One of the other girls who went to the hospital with Jenny told Gail that she almost died when her blood pressure spiked and the doctors couldn’t get it down and Gail just said that she knew. She wasn’t even there, but she knew. “Who do you think did it to her,” she said, and no one could tell if she was joking. There were things you didn’t joke about. When Marcy’s father was alive and it got near Christmas he’d say, “Four sleepies to Christmas,” even when she was eight, nine, ten-years-old, which was the last time. She was too old for that kind of talk otherwise but he only talked that way about Christmas and she liked it.


“I hate him,” Marcy said about her stepfather. “You don’t want him to be your stepfather?” her mother asked. Marcy was relieved. Things still sounded in flux. Reversible. Not entirely decided. Glue before it dries when you can still wipe it away. She knew when her mother rubbed her back she was practically rubbing her own back, too.


It had been almost three years. The man was good to Marcy’s mother. He was good to Marcy. “I hate him,” she repeated. “I wish he had died and not dad.” She wanted to ask her mother if she wanted that as well, if she could have stopped time, gone back in time, made a grave decision and those were the terms.

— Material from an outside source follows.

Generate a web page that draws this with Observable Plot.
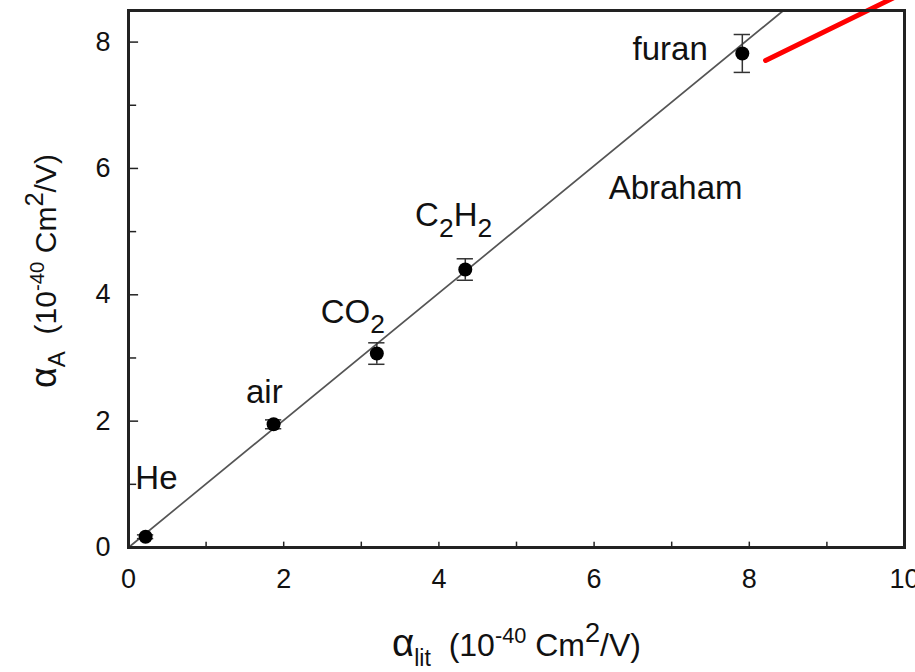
<!DOCTYPE html>
<html><head><meta charset="utf-8">
<script src="https://cdn.jsdelivr.net/npm/d3@7"></script>
<script src="https://cdn.jsdelivr.net/npm/@observablehq/plot@0.6"></script>
<style>
body{margin:0;background:#fff}
svg{font-family:"Liberation Sans",Arial,sans-serif}
</style>
</head><body><div id="chart"></div>
<script>
// measured species
const species = ["He", "air", "CO_{2}", "C_{2}H_{2}", "furan"];
const alphaLit = [0.22, 1.87, 3.20, 4.34, 7.91];
const alphaA = [0.17, 1.95, 3.07, 4.40, 7.82];
const alphaErr = [0.03, 0.07, 0.17, 0.17, 0.30];
const labelX = [0.36, 1.75, 2.89, 4.19, 6.98];
const labelY = [0.92, 2.29, 3.56, 5.09, 7.71];
// Abraham fit line
const fitX = [0, 8.44];
const fitY = [0, 8.5];
const fitName = ["Abraham"];
const fitNameX = [7.05];
const fitNameY = [5.52];
// red pointer
const pointerX = [8.21, 9.86];
const pointerY = [7.71, 8.70];
// ticks
const xMajor = [0, 2, 4, 6, 8, 10];
const xMinor = [1, 3, 5, 7, 9];
const yMajor = [0, 2, 4, 6, 8];
const yMinor = [1, 3, 5, 7];
const xTitle = ["α_{lit}  (10^{-40} Cm^{2}/V)"];
const yTitle = ["α_{A}  (10^{-40} Cm^{2}/V)"];

const pts = species.map((s, i) => ({s, x: alphaLit[i], y: alphaA[i], e: alphaErr[i], lx: labelX[i], ly: labelY[i]}));
const fit = fitX.map((x, i) => ({x, y: fitY[i]}));
const ptr = pointerX.map((x, i) => ({x, y: pointerY[i]}));
const capHalf = 0.105;

const plot = Plot.plot({
  width: 915, height: 672,
  marginLeft: 128, marginRight: 11, marginTop: 10, marginBottom: 125,
  x: {domain: [0, 10]},
  y: {domain: [0, 8.5]},
  style: {fontFamily: '"Liberation Sans", Arial, sans-serif', background: "#fff", overflow: "visible"},
  marks: [
    Plot.line(fit, {x: "x", y: "y", stroke: "#555", strokeWidth: 1.7}),
    Plot.ruleX(pts, {x: "x", y1: d => d.y - d.e, y2: d => d.y + d.e, stroke: "#333", strokeWidth: 1.5}),
    Plot.ruleY(pts, {y: d => d.y + d.e, x1: d => d.x - capHalf, x2: d => d.x + capHalf, stroke: "#333", strokeWidth: 1.5}),
    Plot.ruleY(pts, {y: d => d.y - d.e, x1: d => d.x - capHalf, x2: d => d.x + capHalf, stroke: "#333", strokeWidth: 1.5}),
    Plot.dot(pts, {x: "x", y: "y", r: 7, fill: "#000", stroke: "none"}),
    Plot.text(pts, {x: "lx", y: "ly", text: "s", fontSize: 33, lineAnchor: "bottom", textAnchor: "middle", fill: "#111"}),
    Plot.text(fitName, {x: () => fitNameX[0], y: () => fitNameY[0], text: d => d, fontSize: 33, lineAnchor: "bottom", textAnchor: "middle", fill: "#111"}),
    Plot.line(ptr, {x: "x", y: "y", stroke: "#f00", strokeWidth: 5}),
    // inward ticks
    Plot.ruleX(xMajor.concat(xMinor), {x: d => d, y1: 0, y2: 0.085, stroke: "#222", strokeWidth: 1.5}),
    Plot.ruleY(yMajor, {y: d => d, x1: 0, x2: 0.13, stroke: "#222", strokeWidth: 1.5}),
    Plot.ruleY(yMinor, {y: d => d, x1: 0, x2: 0.105, stroke: "#222", strokeWidth: 1.5}),
    Plot.frame({stroke: "#222", strokeWidth: 3}),
    Plot.axisX({ticks: xMajor, tickSize: 0, tickPadding: 21, fontSize: 27, label: null, tickFormat: d => String(d), fill: "#111"}),
    Plot.axisY({ticks: yMajor, tickSize: 0, tickPadding: 18, fontSize: 27, label: null, tickFormat: d => String(d), fill: "#111"}),
    Plot.text(xTitle, {frameAnchor: "bottom", dy: 108, text: d => d, fontSize: 32, lineAnchor: "bottom", textAnchor: "middle", fill: "#111"}),
    Plot.text(yTitle, {frameAnchor: "left", dx: -73, dy: -8, rotate: -90, text: d => d, fontSize: 30, lineAnchor: "bottom", textAnchor: "middle", fill: "#111"})
  ]
});
document.getElementById("chart").appendChild(plot);

// rich text: _{sub} and ^{sup}; enlarged alpha
const NS = "http://www.w3.org/2000/svg";
plot.querySelectorAll("text").forEach(el => {
  const str = el.textContent;
  if (!/[_^]\{/.test(str)) return;
  const fs = parseFloat(getComputedStyle(el).fontSize) || 28;
  const parts = str.split(/(_\{[^}]*\}|\^\{[^}]*\}|α)/).filter(s => s);
  el.textContent = "";
  el.setAttribute("xml:space", "preserve");
  el.style.whiteSpace = "pre";
  let shift = 0;
  for (const p of parts) {
    let kind = "n", s = p;
    if (p.startsWith("_{")) { kind = "sub"; s = p.slice(2, -1); }
    else if (p.startsWith("^{")) { kind = "sup"; s = p.slice(2, -1); }
    else if (p === "α") { kind = "alpha"; }
    const ts = document.createElementNS(NS, "tspan");
    let target = 0, size = fs;
    if (kind === "sub") { target = fs * 0.33; size = (s.length > 1 && /[a-z]/.test(s)) ? fs * 0.72 : fs * 0.8; }
    if (kind === "sup") { target = -fs * (s.length > 1 ? 0.38 : 0.42); size = s.length > 1 ? fs * 0.68 : fs * 0.85; }
    if (kind === "alpha") { size = fs * 1.2; }
    if (target !== shift) ts.setAttribute("dy", String(target - shift));
    shift = target;
    if (size !== fs) ts.setAttribute("font-size", size);
    ts.textContent = s;
    el.appendChild(ts);
  }
});
</script>
</body></html>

“I am not trying to replace your father,” the man had said. “I am not trying to replace him in your heart. I am asking if you might allow me to have a different place. A smaller place. A place to start. Even if it is simply an open door for now.”


At Christmas she asked the man what he knew about sleepies. He said the holidays could make anyone tired. Was she feeling okay? He wanted to touch her—just her arm—but he didn’t. It was their first Christmas together. He tried to be mindful of traditions without wanting to mimic someone else’s love or place. “It is what my father used to say to count down the days until Christmas when it got close,” she told him. “He said it regardless of age. It was something we said. I said it to him.”


The man looked at Marcy’s mother. He had been trying to get a fire going in the fireplace. He wasn’t handy, he wasn’t outdoorsy. “I could keep saying it,” he said, thinking he might add a unique inflection. Maybe it would work out. Maybe the child would have a sister. But they would be very far apart in age. He couldn’t count on any of that happening, and if there was a sister, it’d take a long time before she could talk, before she might have any pull with this child he did not think hated him but acted like she did.


“I want to do whatever you like best,” he told her, and she told him that she’d like him to go fuck himself. She hadn’t known the expression long. Her mother shouted her name and slapped her across the face. “I’m sorry, Rick,” she said, as Marcy ran out of the room. Normally she’d run up to her own room, but she ran out of the house. They’d have her boxed in in her room, like in those old box canyons in old movies that meant you were trapped. She hadn’t wanted any walls at her back.